Tim recites;    After the sun is low

enough at least to cast fence-post

shadows the breadth of a country

road, there is a man

who will wait for a train

'We were having a great time entertaining ourselves.

‘Moosonee is north of the tree line. All you see is snow…forever, like all the way to the North Pole. Through the glass wall, way in the distance we saw a little spot of people on the snow and ice coming toward the radio station. As the knot of people got closer we saw there were seven young girls about 12 or13 year’s old carrying cases of beer, 12 packs. When they got up close to the plate glass windows where we were in the broadcast booth, they put the beer down in the snow, took out the full bottles and began pitching them at the plate glass windows which broke and glass was flying everywhere.

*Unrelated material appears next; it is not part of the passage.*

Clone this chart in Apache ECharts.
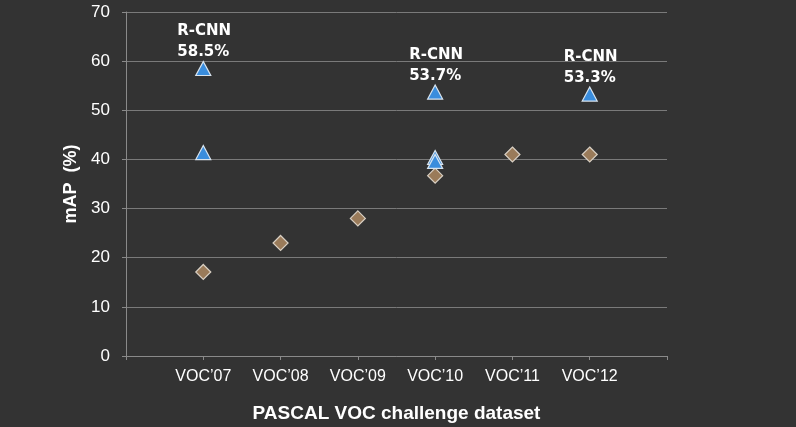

They were upset because normally at this particular time on the Friday evening there was request hour and they didn’t want to hear any poems.

‘The poetry tour was funded by the Ontario Arts Council who require you write a report after the fact. I did. I told them the dangers of travelling in a rail car in the dead of winter. I told them the expected duration of a poetry reading at James Bay Educational Centre and of replacing Friday evening request hour on radio station C-R-E-E. My report never got a response.